Wednesday, December 15, 2010

Midwifery Care from the Client’s Perspective

by Melissa Garvey, ACNM Writer and Editor

Our friends at Science and Sensibility have an interesting post that should be generating more discussion. The post explores certified nurse-midwife Mary Ellen Doherty’s study in the Journal of Perinatal Education called “Midwifery Care: Reflections of Midwifery Clients.”

Doherty conducted her study to describe the experiences of women who chose midwives as their health care providers throughout the lifespan. She and her team interviewed 12 women who had received prenatal, birth, postnatal, well-woman gynecologic, contraceptive, and primary health care services from midwives.

Five themes emerged from the data. As a member of the ACNM communications team, I’m particularly interested in two of them: 1) decision to seek midwifery care and 2) midwives as primary health care providers throughout the lifespan.

What Makes Women Choose Midwives?

That’s the million-dollar question here at ACNM. We exist to support and promote certified nurse-midwives and certified midwives. We know midwifery patients are extremely satisfied with their care. But how do we get a woman who has never considered a midwife to realize what she’s missing?

The women in Doherty’s study said they chose a midwife because of:
  • a brochure from a midwifery practice along with one from ACNM that exuded “competence, confidence, compassion, and kindness.” (Go, ACNM Communications Department!)
  • the recommendation of friends who had already given birth and had a positive experience with midwifery.
  • an obstetrician’s recommendation.
  • an insurance company’s recommendation.
Midwives as Primary Health Care Providers

All 12 of the women in this study discovered that midwives provide services beyond prenatal, birth, and postnatal care. Just among this sample of 12 women, midwifery services included:
  • Contraceptive care
  • Treatment for vaginal infections
  • Flu shot administration
  • Throat culture
  • Annual exam
  • Pap smear
  • Treatment referral and support for postpartum depression
  • Other health care referrals and recommendations for both patient and family members
Because this study was a phenomenological study, small sample size is not considered a limitation. However, Doherty notes that because her study focused on a “self-selective and purposive sample,” its results are not representative of all women. The majority of women were Caucasian, highly educated, married to their child’s father, and self-identified as “middle class.” Still, there’s a lot to learn from their answers…
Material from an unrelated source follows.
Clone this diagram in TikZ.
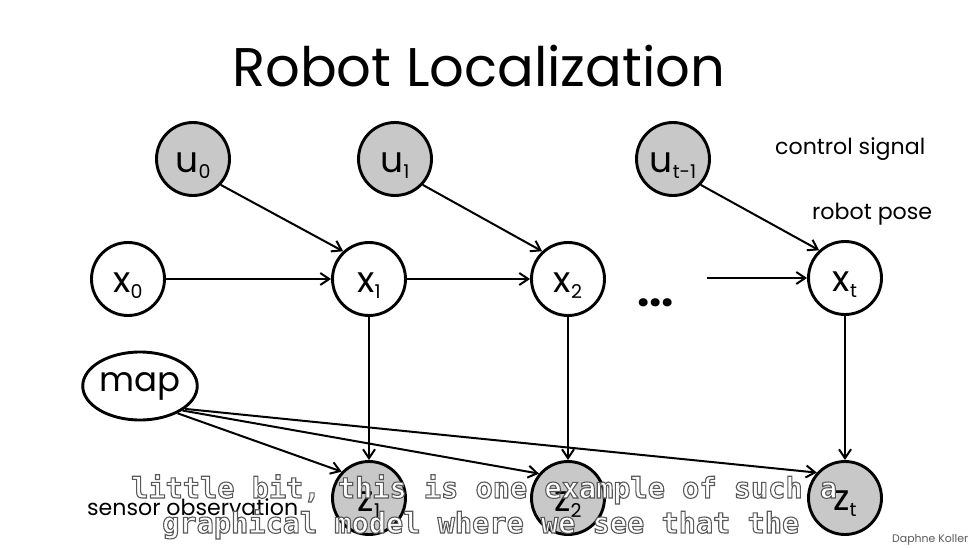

…and a lot to add! Here’s where you chime in. What made you decide to choose a midwife? And what health care services do you receive from your midwife?


Anonymous said...

As a lifelong OB/family practice client, I switched to a midwife for baby # 7 because I wanted someone to actually BE THERE for the birth. She ended up running interference for me, keeping the nurses at the hospital so far back I don't know if they would have been nice or mean without her there. She also was kind and compassionate in appointments. She listened like no one else has to me and my wishes for birth. She never did anything without asking (except try to turn the OP baby head as I remember and I likely wouldn't have been able to do anything to give permission anyway...I was pushing as she did it, and if it worked it would have been wonderful). I have yet to decide if I want to use her for all care. I hadn't realized that she could be my primary care provider until late after the birth reading an article somewhere to that effect. She did say at my 6 week, "I'd like to see you for more than just this birth." I didn't get that she was saying primary care, and thought she just wanted to stay in touch and maybe do my pap etc. I now know she could be my provider and my child's provider. One thing that's good is my family doctor and my midwife communicate well, and so therefore, I feel care between the two is seamless.

Certified Nurse Midwife said...

Excellent compilation of information. I work as a certified nurse midwife at a local hospital and love helping women through the life cycle of pregnancy happily and successfully. It is a truly rewarding process. I would encourage all women to consider partnering with a midwife when they become pregnant. It is nice to form a strong female bond during that time of your life.